Post by The Romulan Republic »

Eternal_Freedom wrote:Then in that case leave the populations where they are and begin building the defences as planned. Build or purchase a large group of large, very well-shielded ships with point-defence armament only to evacuate civilians tot he fortress-world if there is a threat of war.
This is a bit more reasonable.
However, you are assuming that I jump straight to "forced relocation." If we are in a state of cold war then it's bound to be tense, no doubt in my population I have propaganda experts that can spin it as "the only way to ensure the safety and survival of my people."
I'm not assuming you'll jump immediately to forced relocation, but how the hell else do you get millions of people to leave their homes?
Hell, put it to a bloody vote if needs be.
Yeah, good luck winning that vote.
But since the choice (as would be presented) is "stay on an asteroid colony (or wherever else they are) that we can't defend or come to this lovely big planet with plenty of room and defences the devil himself couldn't crack."

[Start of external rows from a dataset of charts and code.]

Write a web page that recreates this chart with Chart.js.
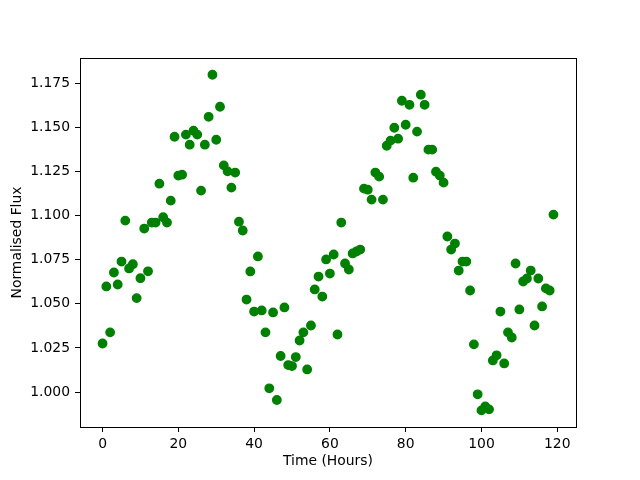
<!DOCTYPE html>
<html>
<head>
<meta charset="utf-8">
<title>Normalised Flux</title>
<script src="https://cdn.jsdelivr.net/npm/chart.js@4.4.1/dist/chart.umd.min.js"></script>
<style>
  html, body { margin: 0; padding: 0; background: #ffffff; }
  #wrap { width: 640px; height: 480px; }
</style>
</head>
<body>
<div id="wrap"><canvas id="fluxChart" width="640" height="480"></canvas></div>
<script>
// data
var hours = [
  0, 1, 2, 3, 4, 5, 6, 7, 8, 9, 10, 11, 12, 13, 14, 15, 16, 17, 18, 19,
  20, 21, 22, 23, 24, 25, 26, 27, 28, 29, 30, 31, 32, 33, 34, 35, 36, 37, 38, 39,
  40, 41, 42, 43, 44, 45, 46, 47, 48, 49, 50, 51, 52, 53, 54, 55, 56, 57, 58, 59,
  60, 61, 62, 63, 64, 65, 66, 67, 68, 69, 70, 71, 72, 73, 74, 75, 76, 77, 78, 79,
  80, 81, 82, 83, 84, 85, 86, 87, 88, 89, 90, 91, 92, 93, 94, 95, 96, 97, 98, 99,
  100, 101, 102, 103, 104, 105, 106, 107, 108, 109, 110, 111, 112, 113, 114, 115, 116, 117, 118, 119
];

var flux = [
  1.0275, 1.0598, 1.0338, 1.0677, 1.0609, 1.0739, 1.0971, 1.0700, 1.0724, 1.0532,
  1.0645, 1.0926, 1.0684, 1.0960, 1.0960, 1.1180, 1.0990, 1.0960, 1.1084, 1.1446,
  1.1226, 1.1231, 1.1458, 1.1401, 1.1480, 1.1458, 1.1141, 1.1401, 1.1559, 1.1797,
  1.1429, 1.1616, 1.1284, 1.1250, 1.1158, 1.1243, 1.0965, 1.0915, 1.0524, 1.0683,
  1.0456, 1.0768, 1.0462, 1.0338, 1.0021, 1.0451, 0.9955, 1.0204, 1.0479, 1.0153,
  1.0147, 1.0198, 1.0292, 1.0338, 1.0128, 1.0377, 1.0581, 1.0654, 1.0541, 1.0751,
  1.0671, 1.0779, 1.0326, 1.0960, 1.0728, 1.0694, 1.0785, 1.0796, 1.0807, 1.1152,
  1.1146, 1.1090, 1.1243, 1.1220, 1.1090, 1.1395, 1.1424, 1.1497, 1.1435, 1.1650,
  1.1514, 1.1627, 1.1214, 1.1475, 1.1684, 1.1627, 1.1373, 1.1373, 1.1248, 1.1226,
  1.1186, 1.0881, 1.0807, 1.0841, 1.0688, 1.0739, 1.0739, 1.0575, 1.0270, 0.9987,
  0.9896, 0.9919, 0.9902, 1.0179, 1.0208, 1.0456, 1.0162, 1.0338, 1.0309, 1.0728,
  1.0468, 1.0626, 1.0643, 1.0688, 1.0377, 1.0643, 1.0485, 1.0587, 1.0575, 1.1005
];

var xTicks = [0, 20, 40, 60, 80, 100, 120];
var yTicks = [1.000, 1.025, 1.050, 1.075, 1.100, 1.125, 1.150, 1.175];

var points = hours.map(function (h, i) {
  return { x: h, y: flux[i] };
});

var FONT = 'DejaVu Sans';

// black box round the plot area (matplotlib spines)
var boxPlugin = {
  id: 'box',
  afterDraw: function (chart) {
    var a = chart.chartArea;
    var ctx = chart.ctx;
    ctx.save();
    ctx.strokeStyle = '#000000';
    ctx.lineWidth = 1;
    ctx.strokeRect(Math.round(a.left) + 0.5, Math.round(a.top) + 0.5,
      Math.round(a.right - a.left), Math.round(a.bottom - a.top));
    ctx.restore();
  }
};

var ctx = document.getElementById('fluxChart').getContext('2d');

new Chart(ctx, {
  type: 'scatter',
  data: {
    datasets: [{
      data: points,
      backgroundColor: '#008000',
      borderColor: '#008000',
      borderWidth: 1.4,
      pointRadius: 4.2,
      pointHoverRadius: 4.2
    }]
  },
  options: {
    responsive: false,
    animation: false,
    events: [],
    layout: {
      padding: { top: 58, right: 64, left: 0, bottom: 0 }
    },
    plugins: {
      legend: { display: false },
      tooltip: { enabled: false }
    },
    scales: {
      x: {
        type: 'linear',
        min: -5.95,
        max: 124.95,
        afterFit: function (scale) { scale.height = 53; },
        afterBuildTicks: function (scale) {
          scale.ticks = xTicks.map(function (v) { return { value: v }; });
        },
        grid: {
          drawOnChartArea: false,
          drawTicks: true,
          tickLength: 5,
          tickColor: '#000000',
          tickWidth: 1
        },
        border: { display: true, color: '#000000', width: 1 },
        ticks: {
          color: '#000000',
          font: { family: FONT, size: 13.9 },
          padding: 4,
          maxRotation: 0,
          callback: function (v) { return String(v); }
        },
        title: {
          display: true,
          text: 'Time (Hours)',
          color: '#000000',
          font: { family: FONT, size: 13.9 },
          padding: { top: 0, bottom: 10 }
        }
      },
      y: {
        type: 'linear',
        min: 0.9802,
        max: 1.1892,
        afterFit: function (scale) { scale.width = 80; },
        afterBuildTicks: function (scale) {
          scale.ticks = yTicks.map(function (v) { return { value: v }; });
        },
        grid: {
          drawOnChartArea: false,
          drawTicks: true,
          tickLength: 5,
          tickColor: '#000000',
          tickWidth: 1
        },
        border: { display: true, color: '#000000', width: 1 },
        ticks: {
          color: '#000000',
          font: { family: FONT, size: 13.9 },
          padding: 5,
          callback: function (v) { return v.toFixed(3); }
        },
        title: {
          display: true,
          text: 'Normalised Flux',
          color: '#000000',
          font: { family: FONT, size: 13.9 },
          padding: { top: 9, bottom: 0 }
        }
      }
    }
  },
  plugins: [boxPlugin]
});
</script>
</body>
</html>
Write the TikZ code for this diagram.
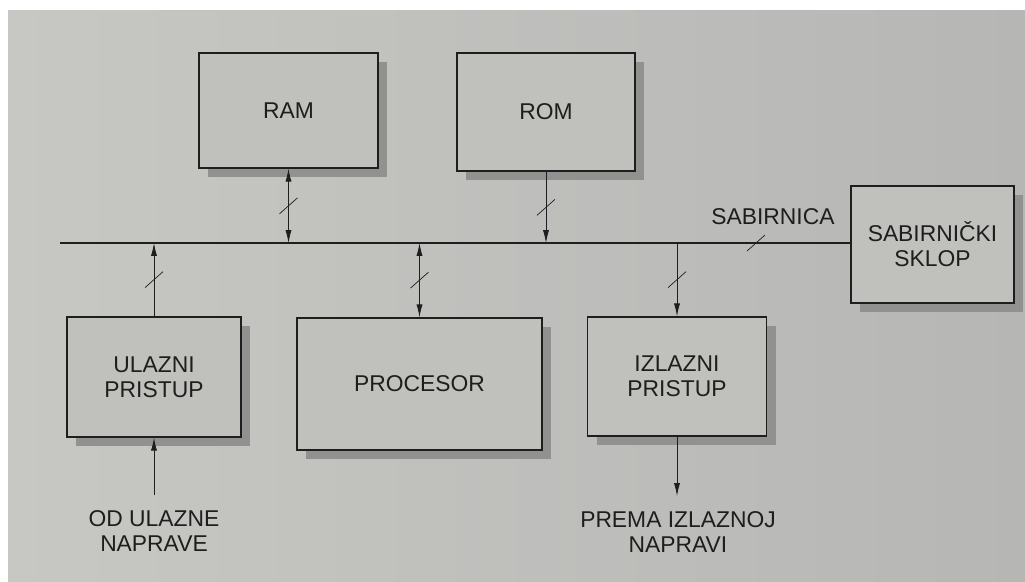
\documentclass[tikz,border=0pt]{standalone}
\usepackage{fontspec}
\setmainfont{Liberation Sans}
\usetikzlibrary{positioning,arrows.meta,shadows}

\definecolor{paperL}{RGB}{199,200,195}
\definecolor{paperM}{RGB}{192,193,189}
\definecolor{paperR}{RGB}{182,182,181}
\definecolor{ink}{RGB}{30,30,30}
\definecolor{shadowgray}{RGB}{145,145,143}

\begin{document}
\begin{tikzpicture}[
      x=0.03cm, y=-0.03cm,
      block/.style={draw=ink, line width=1.2pt, fill=paperM, align=center, inner sep=0pt,
        text=ink, font=\fontsize{19.5}{21.5}\selectfont,
        drop shadow={shadow xshift=0.27cm, shadow yshift=-0.28cm, fill=shadowgray, opacity=1}},
      lbl/.style={align=center, text=ink, inner xsep=0pt, inner ysep=13pt,
        font=\fontsize{19.5}{21.5}\selectfont},
      link/.style={draw=ink, line width=0.7pt},
      bus/.style={draw=ink, line width=1.7pt},
      buscut/.pic={\draw[-, ink, line width=0.6pt] (-9,8) -- (9,-8);},
      >={Latex[length=11pt,width=5.2pt]}
    ]
    % paper
    \fill[white] (0,0) rectangle (1025,581);
    \shade[left color=paperL, right color=paperR] (8,10) rectangle (1025,581);
    \useasboundingbox (0,0) rectangle (1025,581);

    \node[block, minimum width=5.37cm, minimum height=3.45cm] (ram) at (288.5,110.5) {RAM};
    \node[block, minimum width=5.34cm, minimum height=3.54cm] (rom) at (546,112) {ROM};
    \node[block, minimum width=4.89cm, minimum height=3.51cm] (sklop) at (932.5,244.5) {SABIRNIČKI\\SKLOP};
    \node[block, minimum width=5.22cm, minimum height=3.60cm] (ulaz) at (154,377) {ULAZNI\\PRISTUP};
    \node[block, minimum width=7.35cm, minimum height=3.96cm] (proc) at (419.5,384) {PROCESOR};
    \node[block, minimum width=5.37cm, minimum height=3.57cm] (izlaz) at (677,376.5) {IZLAZNI\\PRISTUP};

    \node[lbl] (inlbl) at (154,531) {OD ULAZNE\\NAPRAVE};
    \node[lbl] (outlbl) at (678,532) {PREMA IZLAZNOJ\\NAPRAVI};

    % sabirnica
    \coordinate (busL) at (60,243);
    \draw[bus] (busL) -- (busL -| sklop.west);
    \pic at (756,243) {buscut};
    \node[lbl, inner ysep=0pt] (buslbl) at (773,217) {SABIRNICA};

    \draw[link,<->] (ram.south) -- pic[pos=.5]{buscut} (ram.south |- busL);
    \draw[link,->] (rom.south) -- pic[pos=.5]{buscut} (rom.south |- busL);
    \draw[link,->] (ulaz.north) -- pic[pos=.5]{buscut} (ulaz.north |- busL);
    \draw[link,<->] (proc.north) -- pic[pos=.5]{buscut} (proc.north |- busL);
    \draw[link,->] (izlaz.north |- busL) -- pic[pos=.5]{buscut} (izlaz.north);

    \draw[link,->] (inlbl.north) -- (ulaz.south);
    \draw[link,->] (izlaz.south) -- (izlaz.south |- outlbl.north);
  \end{tikzpicture}
\end{document}
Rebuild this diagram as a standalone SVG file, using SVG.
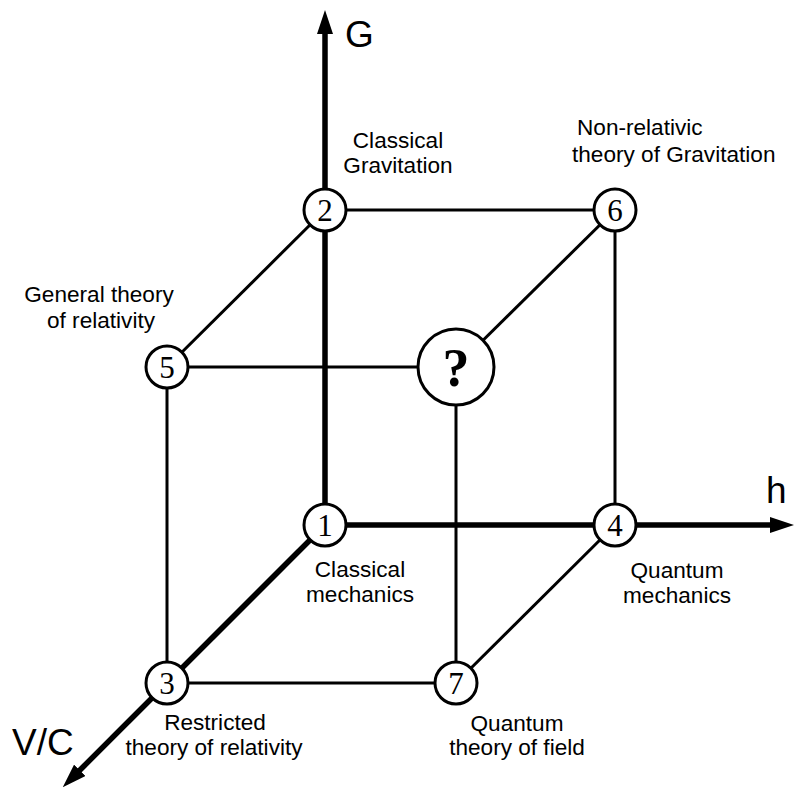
<svg xmlns="http://www.w3.org/2000/svg" width="795" height="789" viewBox="0 0 795 789">
  <style>
    .edge { stroke: #000; stroke-width: 3; fill: none; }
    .axis { stroke: #000; stroke-width: 5.5; fill: none; marker-end: url(#arrow); }
    .node circle { fill: #fff; stroke: #000; stroke-width: 3; }
    .num { font-family: "Liberation Serif", "Times New Roman", serif; font-size: 31px; text-anchor: middle; fill: #000; }
    .q { font-family: "Liberation Serif", "Times New Roman", serif; font-size: 54px; font-weight: bold; text-anchor: middle; fill: #000; }
    .lbl { font-family: "Liberation Sans", Arial, sans-serif; font-size: 22.6px; text-anchor: middle; fill: #000; }
    .lbl-start { font-family: "Liberation Sans", Arial, sans-serif; font-size: 22.6px; text-anchor: start; fill: #000; }
    .axlbl { font-family: "Liberation Sans", Arial, sans-serif; font-size: 37px; fill: #000; }
  </style>
  <defs>
    <marker id="arrow" viewBox="0 0 24 16" refX="1" refY="8" markerWidth="24" markerHeight="16" markerUnits="userSpaceOnUse" orient="auto">
      <path d="M0,0 L24,8 L0,16 Z" fill="#000"/>
    </marker>
  </defs>
  <rect width="795" height="789" fill="#fff"/>

  <g id="connectors">
    <!-- thin cube edges -->
    <line class="edge" x1="325" y1="210" x2="615" y2="210"/>
    <line class="edge" x1="325" y1="210" x2="167" y2="367"/>
    <line class="edge" x1="615" y1="210" x2="456" y2="367"/>
    <line class="edge" x1="167" y1="367" x2="456" y2="367"/>
    <line class="edge" x1="167" y1="367" x2="167" y2="683"/>
    <line class="edge" x1="615" y1="210" x2="615" y2="525"/>
    <line class="edge" x1="456" y1="367" x2="456" y2="683"/>
    <line class="edge" x1="167" y1="683" x2="456" y2="683"/>
    <line class="edge" x1="615" y1="525" x2="456" y2="683"/>
    <!-- thick axes -->
    <line class="axis" x1="325" y1="525" x2="325" y2="33"/>
    <line class="axis" x1="325" y1="525" x2="771" y2="525"/>
    <line class="axis" x1="325" y1="525" x2="79" y2="771"/>
  </g>

  <g id="axis-labels">
    <text class="axlbl" x="345" y="47" font-size="31">G</text>
    <text class="axlbl" x="766" y="503">h</text>
    <text class="axlbl" x="12" y="755">V/C</text>
  </g>

  <g id="node1" class="node">
    <circle cx="325" cy="525" r="21"/>
    <text class="num" x="325" y="536">1</text>
    <text class="lbl" x="360" y="577">Classical</text>
    <text class="lbl" x="360" y="602">mechanics</text>
  </g>
  <g id="node2" class="node">
    <circle cx="325" cy="210" r="21"/>
    <text class="num" x="325" y="221">2</text>
    <text class="lbl" x="398" y="148">Classical</text>
    <text class="lbl" x="398" y="173">Gravitation</text>
  </g>
  <g id="node3" class="node">
    <circle cx="167" cy="683" r="21"/>
    <text class="num" x="167" y="694">3</text>
    <text class="lbl" x="215" y="730">Restricted</text>
    <text class="lbl" x="214" y="755">theory of relativity</text>
  </g>
  <g id="node4" class="node">
    <circle cx="615" cy="525" r="21"/>
    <text class="num" x="615" y="536">4</text>
    <text class="lbl" x="677" y="578">Quantum</text>
    <text class="lbl" x="677" y="603">mechanics</text>
  </g>
  <g id="node5" class="node">
    <circle cx="167" cy="367" r="21"/>
    <text class="num" x="167" y="378">5</text>
    <text class="lbl" x="99" y="302">General theory</text>
    <text class="lbl" x="101" y="328">of relativity</text>
  </g>
  <g id="node6" class="node">
    <circle cx="615" cy="210" r="21"/>
    <text class="num" x="615" y="221">6</text>
    <text class="lbl-start" x="577" y="135">Non-relativic</text>
    <text class="lbl-start" x="572" y="162">theory of Gravitation</text>
  </g>
  <g id="node-q" class="node">
    <circle cx="456" cy="367" r="38"/>
    <text class="q" x="456" y="386">?</text>
  </g>
  <g id="node7" class="node">
    <circle cx="456" cy="683" r="21"/>
    <text class="num" x="456" y="694">7</text>
    <text class="lbl" x="517" y="731">Quantum</text>
    <text class="lbl" x="517" y="755">theory of field</text>
  </g>
</svg>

Though this does assume this is actually in any way a democracy. If not, then moving people to new homes on a safe world isn't going to make the government fall.
Revolutions and coups do happen.

You are talking about the relocation from their homes of, going off the OP, the vast majority of the population, using security as a pretext. Its the Marquis of Star Trek writ large.

Edit: And that's not even getting into the infrastructure/logistic/economic clusterfuck.